Google si ritiene come un postino. Un postino, recapitando semplicemente una missiva, non può rischiare di violare la privacy di nessuno, non può rischiare di diffamare nessuno: è un semplice intermediario. Ma quattro dirigenti di Mountain View rischiano il carcere: ieri, presso la quarta sezione penale del tribunale di Milano, è iniziato il processo per dirimere il caso in cui è stata coinvolta la Grande G, accusata di aver attentato alla privacy e alla reputazione del soggetto di un video postato dai suoi utenti.
David Carl Drummond e George De Los Reies, rappresentanti legali di Google Italia, Peter Fleischer, responsabile europeo della privacy e Arvind Desikan di Google Video, nei mesi scorsi sono stati iscritti nel registro degli indagati. Nel 2006 aveva suscitato scalpore un video pubblicato sulla piattaforma di Mountain View: e Google, che opera da semplice intermediario, che offre spazio e visibilità a contenuti messi a disposizione dei cittadini della rete , era stato chiamata in causa per non essere intervenuta. La clip, stralci di angherie esercitate su un ragazzo down, aveva innescato la denuncia dell’associazione Vividown e un’indagine della Procura di Milano.
Sui quattro dirigenti di Google pende l’accusa di corresponsabilità nella diffamazione e violazione della privacy ai danni di un ragazzo down, una corresponsabilità aggravata dalla componente del lucro: la Grande G avrebbe messo a frutto le violenze raffigurate nella clip con la pubblicità che costella i propri servizi.

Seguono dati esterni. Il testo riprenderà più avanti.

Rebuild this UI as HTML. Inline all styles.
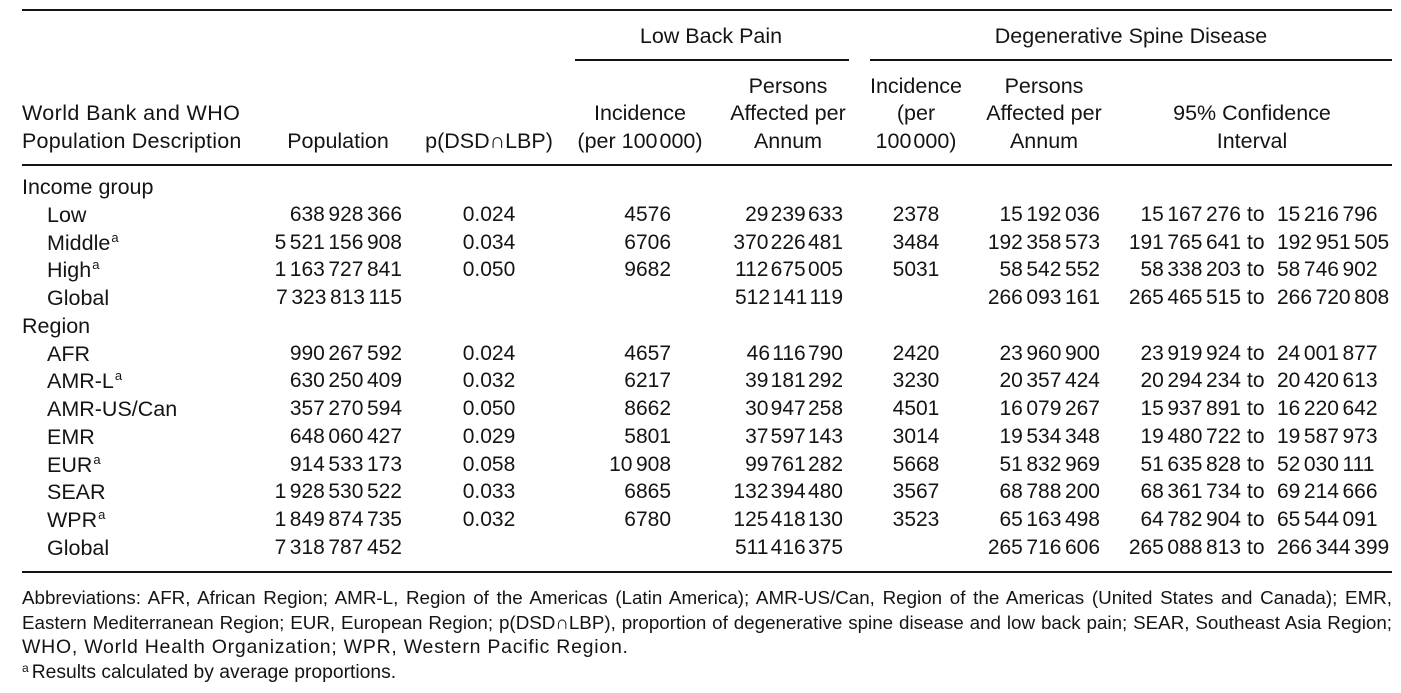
<!DOCTYPE html>
<html>
<head>
<meta charset="utf-8">
<style>
  html, body { margin:0; padding:0; background:#fff; }
  #c { position:relative; width:1401px; height:693px; overflow:hidden; background:#fff;
       font-family:"Liberation Sans", Arial, sans-serif; color:#141414; }
  .rule { position:absolute; background:#141414; height:2px; }
  .t { position:absolute; height:28px; line-height:28px; font-size:21.5px; white-space:nowrap; }
  .n { position:absolute; height:28px; line-height:28px; font-size:21px; white-space:nowrap; word-spacing:-2.3px; text-align:right; }
  .nt { word-spacing:-3.6px; }
  .cen { text-align:center; }
  .row { position:absolute; left:0; width:1401px; height:28px; }
  .sup { position:relative; top:-8px; font-size:13px; margin-left:1px; }
  .fn { position:absolute; left:22px; width:1370px; height:25px; line-height:25px; font-size:18.8px; white-space:nowrap; }
  .just { text-align:justify; text-align-last:justify; }
</style>
</head>
<body>
<div id="c">
  <!-- rules -->
  <div class="rule" style="left:22px; width:1370px; top:9px;"></div>
  <div class="rule" style="left:575px; width:274px; top:59px;"></div>
  <div class="rule" style="left:870px; width:522px; top:59px;"></div>
  <div class="rule" style="left:22px; width:1370px; top:164px;"></div>
  <div class="rule" style="left:22px; width:1370px; top:571px;"></div>

  <!-- header -->
  <div class="t cen" style="left:611px; width:200px; top:22px;">Low Back Pain</div>
  <div class="t cen" style="left:981px; width:300px; top:22px;">Degenerative Spine Disease</div>

  <div class="t" style="left:22px; top:99px; letter-spacing:0.4px;">World Bank and WHO</div>
  <div class="t" style="left:22px; top:127px; letter-spacing:0.2px;">Population Description</div>
  <div class="t cen" style="left:268px; width:140px; top:127px;">Population</div>
  <div class="t cen" style="left:409px; width:160px; top:127px;">p(DSD∩LBP)</div>
  <div class="t cen" style="left:560px; width:160px; top:99px;">Incidence</div>
  <div class="t cen" style="left:560px; width:160px; top:127px;">(per 100<span style="margin-left:2px"></span>000)</div>
  <div class="t cen" style="left:713px; width:150px; top:72px;">Persons</div>
  <div class="t cen" style="left:713px; width:150px; top:99px;">Affected per</div>
  <div class="t cen" style="left:713px; width:150px; top:127px;">Annum</div>
  <div class="t cen" style="left:856px; width:120px; top:72px;">Incidence</div>
  <div class="t cen" style="left:856px; width:120px; top:99px;">(per</div>
  <div class="t cen" style="left:856px; width:120px; top:127px;">100<span style="margin-left:2px"></span>000)</div>
  <div class="t cen" style="left:969px; width:150px; top:72px;">Persons</div>
  <div class="t cen" style="left:969px; width:150px; top:99px;">Affected per</div>
  <div class="t cen" style="left:969px; width:150px; top:127px;">Annum</div>
  <div class="t cen" style="left:1142px; width:220px; top:99px;">95% Confidence</div>
  <div class="t cen" style="left:1142px; width:220px; top:127px;">Interval</div>

  <!-- body -->
  <div class="row" style="top:173px;">
    <div class="t" style="left:22px;">Income group</div>
  </div>

  <div class="row" style="top:201px;">
    <div class="t" style="left:47px;">Low</div>
    <div class="n" style="right:999px;">638 928 366</div>
    <div class="n cen" style="left:439px; width:100px;">0.024</div>
    <div class="n" style="right:730px;">4576</div>
    <div class="n nt" style="right:558px;">29 239 633</div>
    <div class="n cen" style="left:866px; width:100px;">2378</div>
    <div class="n" style="right:301px;">15 192 036</div>
    <div class="n" style="right:160px;">15 167 276</div>
    <div class="n" style="left:1247px; text-align:left;">to</div>
    <div class="n" style="left:1277px; text-align:left;">15 216 796</div>
  </div>

  <div class="row" style="top:229px;">
    <div class="t" style="left:47px;">Middle<span class="sup">a</span></div>
    <div class="n" style="right:999px;">5 521 156 908</div>
    <div class="n cen" style="left:439px; width:100px;">0.034</div>
    <div class="n" style="right:730px;">6706</div>
    <div class="n nt" style="right:558px;">370 226 481</div>
    <div class="n cen" style="left:866px; width:100px;">3484</div>
    <div class="n" style="right:301px;">192 358 573</div>
    <div class="n" style="right:160px;">191 765 641</div>
    <div class="n" style="left:1247px; text-align:left;">to</div>
    <div class="n" style="left:1277px; text-align:left;">192 951 505</div>
  </div>

  <div class="row" style="top:256px;">
    <div class="t" style="left:47px;">High<span class="sup">a</span></div>
    <div class="n" style="right:999px;">1 163 727 841</div>
    <div class="n cen" style="left:439px; width:100px;">0.050</div>
    <div class="n" style="right:730px;">9682</div>
    <div class="n nt" style="right:558px;">112 675 005</div>
    <div class="n cen" style="left:866px; width:100px;">5031</div>
    <div class="n" style="right:301px;">58 542 552</div>
    <div class="n" style="right:160px;">58 338 203</div>
    <div class="n" style="left:1247px; text-align:left;">to</div>
    <div class="n" style="left:1277px; text-align:left;">58 746 902</div>
  </div>

  <div class="row" style="top:284px;">
    <div class="t" style="left:47px;">Global</div>
    <div class="n" style="right:999px;">7 323 813 115</div>
    <div class="n nt" style="right:558px;">512 141 119</div>
    <div class="n" style="right:301px;">266 093 161</div>
    <div class="n" style="right:160px;">265 465 515</div>
    <div class="n" style="left:1247px; text-align:left;">to</div>
    <div class="n" style="left:1277px; text-align:left;">266 720 808</div>
  </div>

  <div class="row" style="top:312px;">
    <div class="t" style="left:22px;">Region</div>
  </div>

  <div class="row" style="top:340px;">
    <div class="t" style="left:47px;">AFR</div>
    <div class="n" style="right:999px;">990 267 592</div>
    <div class="n cen" style="left:439px; width:100px;">0.024</div>
    <div class="n" style="right:730px;">4657</div>
    <div class="n nt" style="right:558px;">46 116 790</div>
    <div class="n cen" style="left:866px; width:100px;">2420</div>
    <div class="n" style="right:301px;">23 960 900</div>
    <div class="n" style="right:160px;">23 919 924</div>
    <div class="n" style="left:1247px; text-align:left;">to</div>
    <div class="n" style="left:1277px; text-align:left;">24 001 877</div>
  </div>

  <div class="row" style="top:367px;">
    <div class="t" style="left:47px;">AMR-L<span class="sup">a</span></div>
    <div class="n" style="right:999px;">630 250 409</div>
    <div class="n cen" style="left:439px; width:100px;">0.032</div>
    <div class="n" style="right:730px;">6217</div>
    <div class="n nt" style="right:558px;">39 181 292</div>
    <div class="n cen" style="left:866px; width:100px;">3230</div>
    <div class="n" style="right:301px;">20 357 424</div>
    <div class="n" style="right:160px;">20 294 234</div>
    <div class="n" style="left:1247px; text-align:left;">to</div>
    <div class="n" style="left:1277px; text-align:left;">20 420 613</div>
  </div>

  <div class="row" style="top:395px;">
    <div class="t" style="left:47px;">AMR-US/Can</div>
    <div class="n" style="right:999px;">357 270 594</div>
    <div class="n cen" style="left:439px; width:100px;">0.050</div>
    <div class="n" style="right:730px;">8662</div>
    <div class="n nt" style="right:558px;">30 947 258</div>
    <div class="n cen" style="left:866px; width:100px;">4501</div>
    <div class="n" style="right:301px;">16 079 267</div>
    <div class="n" style="right:160px;">15 937 891</div>
    <div class="n" style="left:1247px; text-align:left;">to</div>
    <div class="n" style="left:1277px; text-align:left;">16 220 642</div>
  </div>

  <div class="row" style="top:423px;">
    <div class="t" style="left:47px;">EMR</div>
    <div class="n" style="right:999px;">648 060 427</div>
    <div class="n cen" style="left:439px; width:100px;">0.029</div>
    <div class="n" style="right:730px;">5801</div>
    <div class="n nt" style="right:558px;">37 597 143</div>
    <div class="n cen" style="left:866px; width:100px;">3014</div>
    <div class="n" style="right:301px;">19 534 348</div>
    <div class="n" style="right:160px;">19 480 722</div>
    <div class="n" style="left:1247px; text-align:left;">to</div>
    <div class="n" style="left:1277px; text-align:left;">19 587 973</div>
  </div>

  <div class="row" style="top:451px;">
    <div class="t" style="left:47px;">EUR<span class="sup">a</span></div>
    <div class="n" style="right:999px;">914 533 173</div>
    <div class="n cen" style="left:439px; width:100px;">0.058</div>
    <div class="n" style="right:730px;">10 908</div>
    <div class="n nt" style="right:558px;">99 761 282</div>
    <div class="n cen" style="left:866px; width:100px;">5668</div>
    <div class="n" style="right:301px;">51 832 969</div>
    <div class="n" style="right:160px;">51 635 828</div>
    <div class="n" style="left:1247px; text-align:left;">to</div>
    <div class="n" style="left:1277px; text-align:left;">52 030 111</div>
  </div>

  <div class="row" style="top:478px;">
    <div class="t" style="left:47px;">SEAR</div>
    <div class="n" style="right:999px;">1 928 530 522</div>
    <div class="n cen" style="left:439px; width:100px;">0.033</div>
    <div class="n" style="right:730px;">6865</div>
    <div class="n nt" style="right:558px;">132 394 480</div>
    <div class="n cen" style="left:866px; width:100px;">3567</div>
    <div class="n" style="right:301px;">68 788 200</div>
    <div class="n" style="right:160px;">68 361 734</div>
    <div class="n" style="left:1247px; text-align:left;">to</div>
    <div class="n" style="left:1277px; text-align:left;">69 214 666</div>
  </div>

  <div class="row" style="top:506px;">
    <div class="t" style="left:47px;">WPR<span class="sup">a</span></div>
    <div class="n" style="right:999px;">1 849 874 735</div>
    <div class="n cen" style="left:439px; width:100px;">0.032</div>
    <div class="n" style="right:730px;">6780</div>
    <div class="n nt" style="right:558px;">125 418 130</div>
    <div class="n cen" style="left:866px; width:100px;">3523</div>
    <div class="n" style="right:301px;">65 163 498</div>
    <div class="n" style="right:160px;">64 782 904</div>
    <div class="n" style="left:1247px; text-align:left;">to</div>
    <div class="n" style="left:1277px; text-align:left;">65 544 091</div>
  </div>

  <div class="row" style="top:534px;">
    <div class="t" style="left:47px;">Global</div>
    <div class="n" style="right:999px;">7 318 787 452</div>
    <div class="n nt" style="right:558px;">511 416 375</div>
    <div class="n" style="right:301px;">265 716 606</div>
    <div class="n" style="right:160px;">265 088 813</div>
    <div class="n" style="left:1247px; text-align:left;">to</div>
    <div class="n" style="left:1277px; text-align:left;">266 344 399</div>
  </div>

  <!-- footnotes -->
  <div class="fn just" style="top:585px;">Abbreviations: AFR, African Region; AMR-L, Region of the Americas (Latin America); AMR-US/Can, Region of the Americas (United States and Canada); EMR,</div>
  <div class="fn just" style="top:610px;">Eastern Mediterranean Region; EUR, European Region; p(DSD∩LBP), proportion of degenerative spine disease and low back pain; SEAR, Southeast Asia Region;</div>
  <div class="fn" style="top:635px; font-size:19.5px; letter-spacing:0.75px;">WHO, World Health Organization; WPR, Western Pacific Region.</div>
  <div class="fn" style="top:660px; font-size:19.3px;"><span style="position:relative; top:-6px; font-size:12px; margin-right:3px;">a</span>Results calculated by average proportions.</div>
</div>
</body>
</html>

Nella udienza di ieri si sono costituite parte civile sia l’associazione Vividown sia il Comune di Milano. Il procedimento è stato rimandato al 19 febbraio. Il 19 febbraio, osservano in molti dentro e fuori dall’Italia, entrerà nel vivo un processo che costituisce una cartina di tornasole dell’orientamento con cui si guarda agli operatori della rete: editori o postini, controllori o inerti canali.
Google, che mette a disposizione una piattaforma il cui controllo e la cui gestione sono affidati alla community che la popola, ritiene di aver collaborato per quanto era in suo potere e in suo dovere fare: “Ci teniamo a ribadire, ancora una volta, la nostra più sentita e sincera solidarietà nei confronti del ragazzo e della sua famiglia – spiega Google in una nota inviata a Punto Informatico – Grazie al nostro contributo, i protagonisti del filmato incriminato sono stati individuati e puniti”. Ma la Grande G non è disposta ad interpretare un ruolo diverso da quello del mero intermediario, ritiene che il processo sia “assolutamente ingiustificato”: “È come perseguire gli impiegati delle poste per via di lettere minatorie spedite per posta”.
La rete “dovrebbe essere libera, aperta e democratica”, denunciano da Google: “Il voler attribuire la responsabilità dei contenuti a piattaforme neutrali è un attacco diretto alla Rete”. È possibile che la Grande G debba trovarsi a difendere il proprio ruolo e con esso quello di tutti i postini della rete: Vittorio Sgarbi , sentitosi diffamato da parole che Marco Travaglio avrebbe pronunciato a Pisa nel maggio scorso e che sarebbero poi rimbalzate su YouTube, ha citato per danni non solo il giornalista, ma anche Google Italia . Google, contattata da Punto Informatico in merito alla vicenda, dichiara di non aver ricevuto ancora alcuna comunicazione ufficiale.